Mr Boss went on to say that using cost effective surface treatments at the right time in the right way as part of a progressive and proactive asset management strategy, would reduce the need for more reactive approaches and help limit the amount of potholes that are formed in the first place, by preventing the deterioration of the road surface.
Regular use of different types of surface treatments would also enable councils to refocus their investments on the roads that need the most attention, while the ones that are in better condition, could be held in that state for even longer, he added.
“It is great to see that highways maintenance budgets were up on average 15% last year. But, while more investment for local authorities to spend on maintenance would of course always be welcome, it isn’t just about the money,” said Mr Boss. “The ALARM survey notes that the increased number of potholes filled is a reflection of the reduced investment in programmed work, which has resulted in poorer road conditions. Use of surface treatments as part of a toolbox of methods and treatments will help local roads from deteriorating, as well as keeping the roads in better condition for longer. Using the right treatments at the right time, backed up by available highways technology that provides more accurate detail on the road condition itself, would help the money that is available go further, for longer.”
The results of this year’s survey showed that average highway maintenance budgets were up by 15% on average in England last year although were below the levels reported in 2019. Welsh local authority budgets were up by 22% on average while London saw a small increase of 1.2%. As a result, more potholes were filled (13,298 for England) on average per local authority last year, with 3,967 filled on average in Wales and 2,634 in London.
The ALARM survey also highlighted the fact that local authorities have also worked harder to increase the number of sustainable products used. The percentage of councils responding to the survey revealed that 61% had used warm mix asphalt, 82% were using recycled materials and 33% were choosing materials with the lowest initial carbon footprint, alongside 85% selecting surfacing materials with longer life.
The survey said however, the bill to fix the backlog is still in excess of £10 billion, meaning on average, roads are resurfaced once every 68 years.

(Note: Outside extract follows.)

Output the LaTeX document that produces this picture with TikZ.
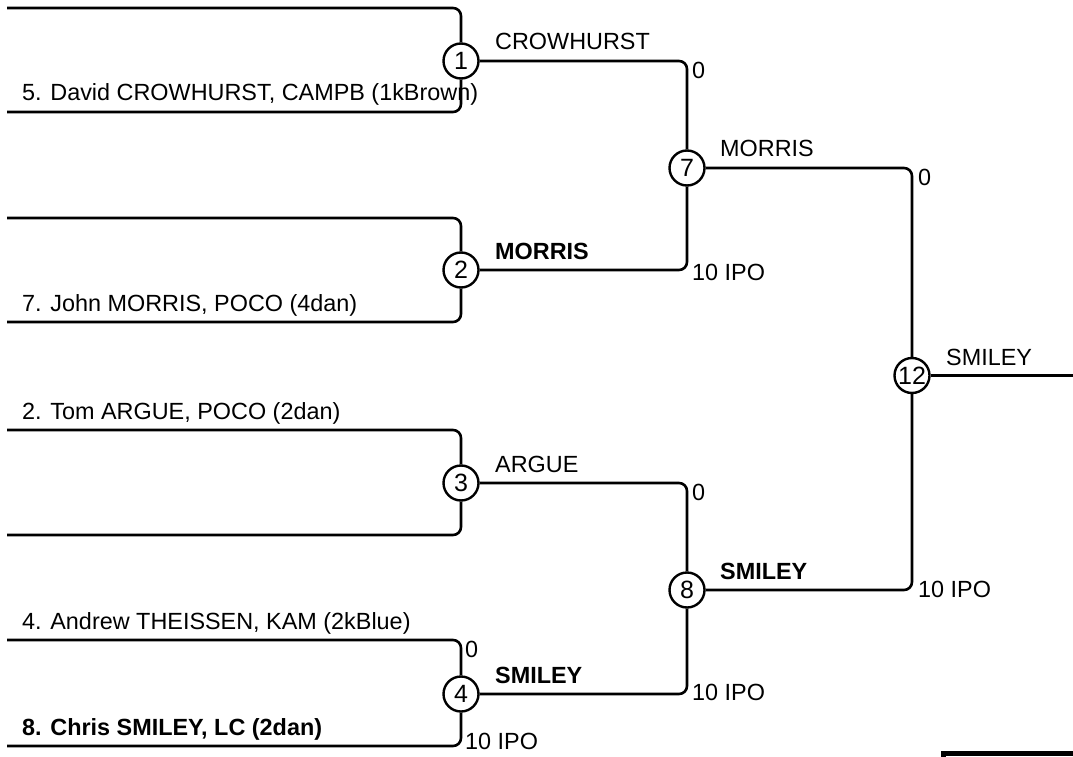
\documentclass[tikz,border=0pt]{standalone}
\usepackage{fontspec}
\setmainfont{Liberation Sans}
\usetikzlibrary{positioning}

\begin{document}
\begin{tikzpicture}[x=1pt,y=-1pt,
seed/.style={draw,circle,line width=2.4pt,minimum size=35pt,inner sep=0pt,font=\fontsize{25}{28}\selectfont},
wire/.style={line width=2.6pt,rounded corners=8pt},
entrant/.style={anchor=base west,inner sep=0pt},
score/.style={anchor=west,inner sep=0pt}]
\fontsize{23.4}{28}\selectfont
\useasboundingbox (0,0) rectangle (1073,757);

% rounds
\node (m1) [seed] at (461,61) {1};
\node (m2) [seed] at (461,270) {2};
\node (m3) [seed] at (461,483) {3};
\node (m4) [seed] at (461,694) {4};
\node (m7) [seed] at (687,168) {7};
\node (m8) [seed] at (687,590) {8};
\node (m12) [seed] at (912,375.5) {12};

% entrant lines
\coordinate (e1) at (7,8);
\coordinate (e5) at (7,112);
\coordinate (e2) at (7,218);
\coordinate (e7) at (7,322);
\coordinate (e3) at (7,430);
\coordinate (e6) at (7,535);
\coordinate (e4) at (7,640);
\coordinate (e8) at (7,746);
\coordinate (final) at (1073,375.5);

\draw [wire] (e1) -| (m1);
\draw [wire] (e5) -| (m1);
\draw [wire] (e2) -| (m2);
\draw [wire] (e7) -| (m2);
\draw [wire] (e3) -| (m3);
\draw [wire] (e6) -| (m3);
\draw [wire] (e4) -| (m4);
\draw [wire] (e8) -| (m4);
\draw [wire] (m1) -| (m7);
\draw [wire] (m2) -| (m7);
\draw [wire] (m3) -| (m8);
\draw [wire] (m4) -| (m8);
\draw [wire] (m7) -| (m12);
\draw [wire] (m8) -| (m12);
\draw [wire] (m12) -- (final);

% names
\node (n5) [entrant] at (22,101) {5. David CROWHURST, CAMPB (1kBrown)};
\node (n7) [entrant] at (22,311) {7. John MORRIS, POCO (4dan)};
\node (n2) [entrant] at (22,419) {2. Tom ARGUE, POCO (2dan)};
\node (n4) [entrant] at (22,629) {4. Andrew THEISSEN, KAM (2kBlue)};
\node (n8) [entrant] at (22,735) {\bfseries 8. Chris SMILEY, LC (2dan)};

% winners
\node (w1) [entrant] at (495,50) {CROWHURST};
\node (w2) [entrant] at (495,259) {\bfseries MORRIS};
\node (w3) [entrant] at (495,472) {ARGUE};
\node (w4) [entrant] at (495,683) {\bfseries SMILEY};
\node (w7) [entrant] at (720,157) {MORRIS};
\node (w8) [entrant] at (720,579) {\bfseries SMILEY};
\node (w12) [entrant] at (946,365) {SMILEY};

% scores
\node (s1) [score] at (692,70) {0};
\node (s2) [score] at (692,272) {10 IPO};
\node (s3) [score] at (692,492) {0};
\node (s4a) [score] at (465,649) {0};
\node (s4b) [score] at (465,741) {10 IPO};
\node (s4) [score] at (692,692) {10 IPO};
\node (s7) [score] at (918,177) {0};
\node (s8) [score] at (918,589) {10 IPO};

\draw [line width=5pt] (943.5,762) |- (1080,753.5);
\end{tikzpicture}
\end{document}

Commenting further, Mr Boss said there would always be a need for asphalt replacements, even if that is just as a surface course following ‘insitu’ road recycling, but with the use of the right surface treatments, at the right time on roads in good and average condition, resurfacing roads every 68 years may not be a major issue. Where poor roads do have to be resurfaced with asphalt, low and medium temperature asphalts should be the road authorities’ default specified material. “The survey shows well over a third have not used them and I suspect very few specify them as a default, nearly 20 years after the industry made them more widely available and they are now well tried and tested. The road surface treatments sector and asphalt industry have made great improvements to their products for the benefit of the economy and the environment. It’s now up to asset managers and decision makers to fully embrace these if they are serious about efficiency and sustainability for the benefit of all,” said Mr Boss.